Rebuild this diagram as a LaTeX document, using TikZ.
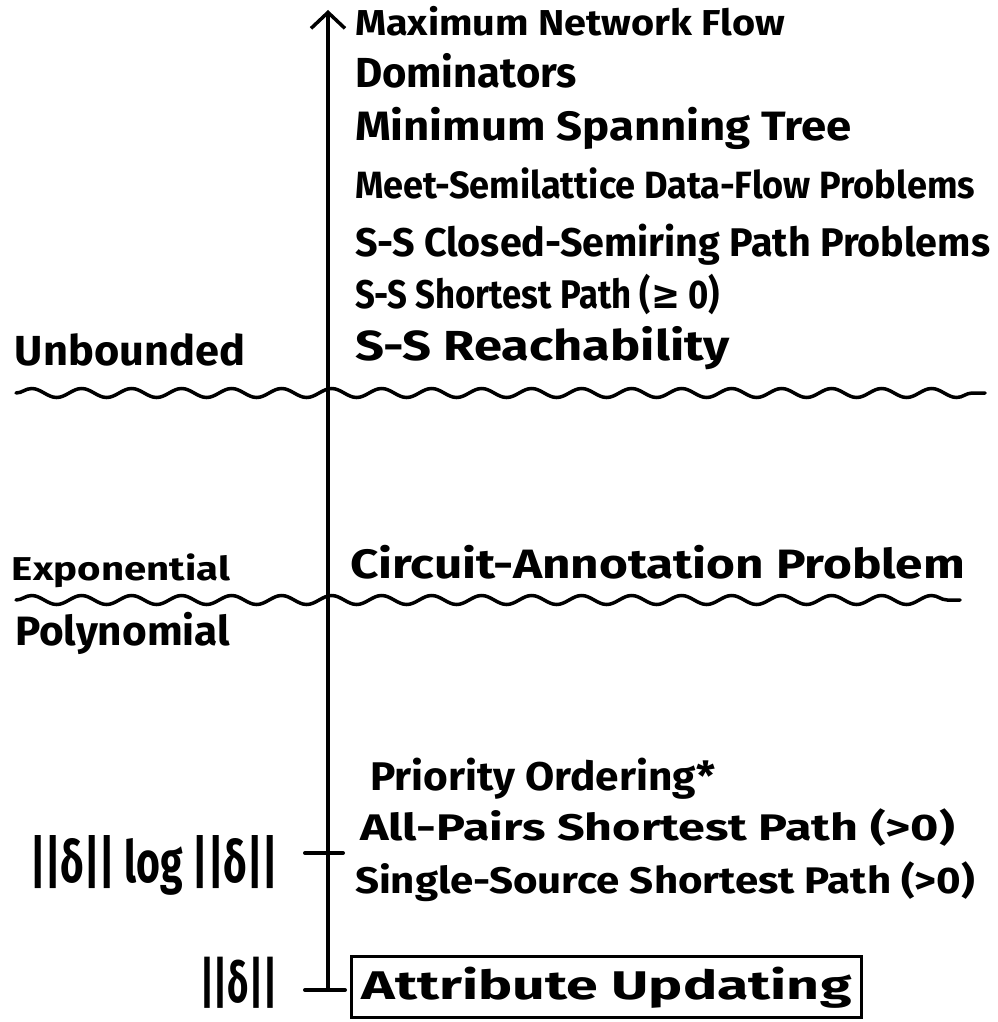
\documentclass[tikz,border=0pt]{standalone}
\usepackage{fontspec}
\setmainfont{Fira Sans}
\newfontfamily\symfont{DejaVu Sans}
\usetikzlibrary{arrows.meta,decorations.pathmorphing}

% bold text of a given size, stretched to a given width
\newcommand{\hand}[3]{\fontsize{#1}{#1}\selectfont\bfseries\resizebox{#2}{\height}{#3}}

\tikzset{
  lbl/.style={anchor=base west, inner sep=0pt, outer sep=0pt},
  wave/.style={line width=3.5pt, line cap=round,
    decorate, decoration={snake, segment length=50pt, amplitude=4.5pt}},
  axisline/.style={line width=4pt, -{Straight Barb[length=16pt, width=34pt, line width=3.5pt]}},
  tick/.style={line width=4pt, line cap=round},
  boxed/.style={draw, line width=3pt, inner xsep=10pt, inner ysep=10pt}
}

\begin{document}
\begin{tikzpicture}[x=1pt, y=-1pt]
\useasboundingbox (0,0) rectangle (997,1022);

% vertical axis with its two ticks
\coordinate (axisbot) at (328,990);
\coordinate (axistop) at (328,10);
\draw[axisline] (axisbot) -- (axistop);
\coordinate (tkAl) at (305,853);
\coordinate (tkAr) at (343,853);
\coordinate (tkBl) at (305,990);
\coordinate (tkBr) at (345,990);
\draw[tick] (tkAl) -- (tkAr);
\draw[tick] (tkBl) -- (tkBr);

% boundaries between the classes
\coordinate (w1a) at (16,393);
\coordinate (w1b) at (985,393);
\coordinate (w2a) at (16,600);
\coordinate (w2b) at (960,600);
\draw[wave] (w1a) -- (w1b);
\draw[wave] (w2a) -- (w2b);

% problems, right of the axis
\node[lbl] (maxflow) at (355,36) {\hand{36pt}{430pt}{Maximum Network Flow}};
\node[lbl] (domin)   at (355,88) {\hand{42pt}{222pt}{Dominators}};
\node[lbl] (mst)     at (355,141) {\hand{41pt}{497pt}{Minimum Spanning Tree}};
\node[lbl] (meet)    at (355,198) {\hand{38pt}{620pt}{Meet-Semilattice Data-Flow Problems}};
\node[lbl] (closed)  at (355,256) {\hand{40pt}{635pt}{S-S Closed-Semiring Path Problems}};
\node[lbl] (sspath)  at (355,308) {\hand{40pt}{365pt}{S-S Shortest Path ({\symfont ≥} 0)}};
\node[lbl] (reach)   at (355,360) {\hand{42pt}{375pt}{S-S Reachability}};
\node[lbl] (circuit) at (350,578) {\hand{41pt}{615pt}{Circuit-Annotation Problem}};
\node[lbl] (prio)    at (370,790) {\hand{40pt}{345pt}{Priority Ordering*}};
\node[lbl] (apsp)    at (360,840) {\hand{37pt}{595pt}{All-Pairs Shortest Path (>0)}};
\node[lbl] (sssp)    at (355,893) {\hand{37pt}{620pt}{Single-Source Shortest Path (>0)}};
\node[boxed, anchor=base west] (attr) at (350,999) {\hand{40pt}{490pt}{Attribute Updating}};

% complexity classes, left of the axis
\node[lbl] (unb)  at (15,365) {\hand{42pt}{230pt}{Unbounded}};
\node[lbl] (expo) at (12,580) {\hand{33pt}{218pt}{Exponential}};
\node[lbl] (poly) at (15,645) {\hand{41pt}{215pt}{Polynomial}};
\node[lbl] (nlogn) at (30,882) {\hand{58pt}{248pt}{||δ|| log ||δ||}};
\node[lbl] (nlin)  at (200,1002) {\hand{56pt}{77pt}{||δ||}};
\end{tikzpicture}
\end{document}
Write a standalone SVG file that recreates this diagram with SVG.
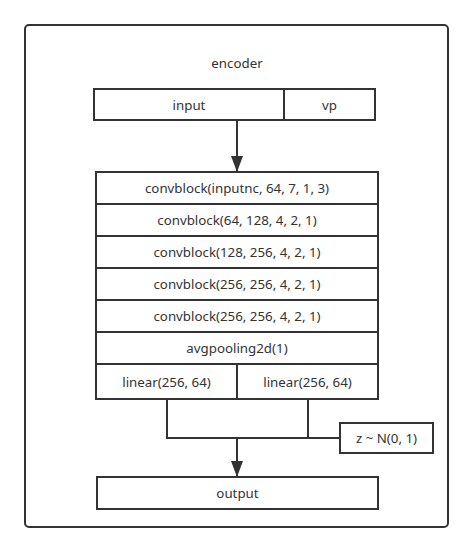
<svg xmlns="http://www.w3.org/2000/svg" width="473" height="553" viewBox="0 0 473 553">
<style>
.b{fill:#fff;stroke:#333;stroke-width:2}
.t{font-family:"Noto Sans","Open Sans",sans-serif;font-size:13.3px;fill:#333;text-anchor:middle;dominant-baseline:central}
.c{fill:none;stroke:#333;stroke-width:2}
</style>
<defs>
<marker id="ah" markerWidth="16" markerHeight="12" refX="16" refY="6" orient="auto" markerUnits="userSpaceOnUse" viewBox="0 0 16 12">
<path d="M0,0 L16,6 L0,12 Z" fill="#333"/>
</marker>
</defs>
<rect width="473" height="553" fill="#fff"/>
<g id="frame"><rect x="25" y="25" width="423" height="502" rx="4" fill="#fff" stroke="#333" stroke-width="2"/>
<text class="t" x="237" y="63">encoder</text></g>
<g id="input"><rect class="b" x="94" y="89" width="190" height="31"/><text class="t" x="189" y="104.5">input</text></g>
<g id="vp"><rect class="b" x="284" y="89" width="91" height="31"/><text class="t" x="329.5" y="104.5">vp</text></g>
<g id="conv1"><rect class="b" x="96" y="172" width="282" height="32"/><text class="t" x="237" y="188">convblock(inputnc, 64, 7, 1, 3)</text></g>
<g id="conv2"><rect class="b" x="96" y="204" width="282" height="32"/><text class="t" x="237" y="220">convblock(64, 128, 4, 2, 1)</text></g>
<g id="conv3"><rect class="b" x="96" y="236" width="282" height="32"/><text class="t" x="237" y="252">convblock(128, 256, 4, 2, 1)</text></g>
<g id="conv4"><rect class="b" x="96" y="268" width="282" height="32"/><text class="t" x="237" y="284">convblock(256, 256, 4, 2, 1)</text></g>
<g id="conv5"><rect class="b" x="96" y="300" width="282" height="32"/><text class="t" x="237" y="316">convblock(256, 256, 4, 2, 1)</text></g>
<g id="avgpool"><rect class="b" x="96" y="332" width="282" height="32"/><text class="t" x="237" y="348">avgpooling2d(1)</text></g>
<g id="linear1"><rect class="b" x="96" y="364" width="141" height="35"/><text class="t" x="166.5" y="381.5">linear(256, 64)</text></g>
<g id="linear2"><rect class="b" x="237" y="364" width="141" height="35"/><text class="t" x="307.5" y="381.5">linear(256, 64)</text></g>
<g id="z"><rect class="b" x="340" y="423" width="93" height="30"/><text class="t" x="386.5" y="438">z ~ N(0, 1)</text></g>
<g id="output"><rect class="b" x="97" y="477" width="281" height="32"/><text class="t" x="237.5" y="493">output</text></g>
<g id="connectors">
<path class="c" d="M237,120 V172" marker-end="url(#ah)"/>
<path class="c" d="M167,399 V438 H340"/>
<path class="c" d="M308,399 V438"/>
<path class="c" d="M237,438 V477" marker-end="url(#ah)"/>
</g>
</svg>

◆ ◆ ◆ ◆

Pictures excluded, repeat the records exactly from their opening line through the line containing "(w2a) -- (w2b);".

Rebuild this diagram as a LaTeX document, using TikZ.
\documentclass[tikz,border=0pt]{standalone}
\usepackage{fontspec}
\setmainfont{Fira Sans}
\newfontfamily\symfont{DejaVu Sans}
\usetikzlibrary{arrows.meta,decorations.pathmorphing}

% bold text of a given size, stretched to a given width
\newcommand{\hand}[3]{\fontsize{#1}{#1}\selectfont\bfseries\resizebox{#2}{\height}{#3}}

\tikzset{
  lbl/.style={anchor=base west, inner sep=0pt, outer sep=0pt},
  wave/.style={line width=3.5pt, line cap=round,
    decorate, decoration={snake, segment length=50pt, amplitude=4.5pt}},
  axisline/.style={line width=4pt, -{Straight Barb[length=16pt, width=34pt, line width=3.5pt]}},
  tick/.style={line width=4pt, line cap=round},
  boxed/.style={draw, line width=3pt, inner xsep=10pt, inner ysep=10pt}
}

\begin{document}
\begin{tikzpicture}[x=1pt, y=-1pt]
\useasboundingbox (0,0) rectangle (997,1022);

% vertical axis with its two ticks
\coordinate (axisbot) at (328,990);
\coordinate (axistop) at (328,10);
\draw[axisline] (axisbot) -- (axistop);
\coordinate (tkAl) at (305,853);
\coordinate (tkAr) at (343,853);
\coordinate (tkBl) at (305,990);
\coordinate (tkBr) at (345,990);
\draw[tick] (tkAl) -- (tkAr);
\draw[tick] (tkBl) -- (tkBr);

% boundaries between the classes
\coordinate (w1a) at (16,393);
\coordinate (w1b) at (985,393);
\coordinate (w2a) at (16,600);
\coordinate (w2b) at (960,600);
\draw[wave] (w1a) -- (w1b);
\draw[wave] (w2a) -- (w2b);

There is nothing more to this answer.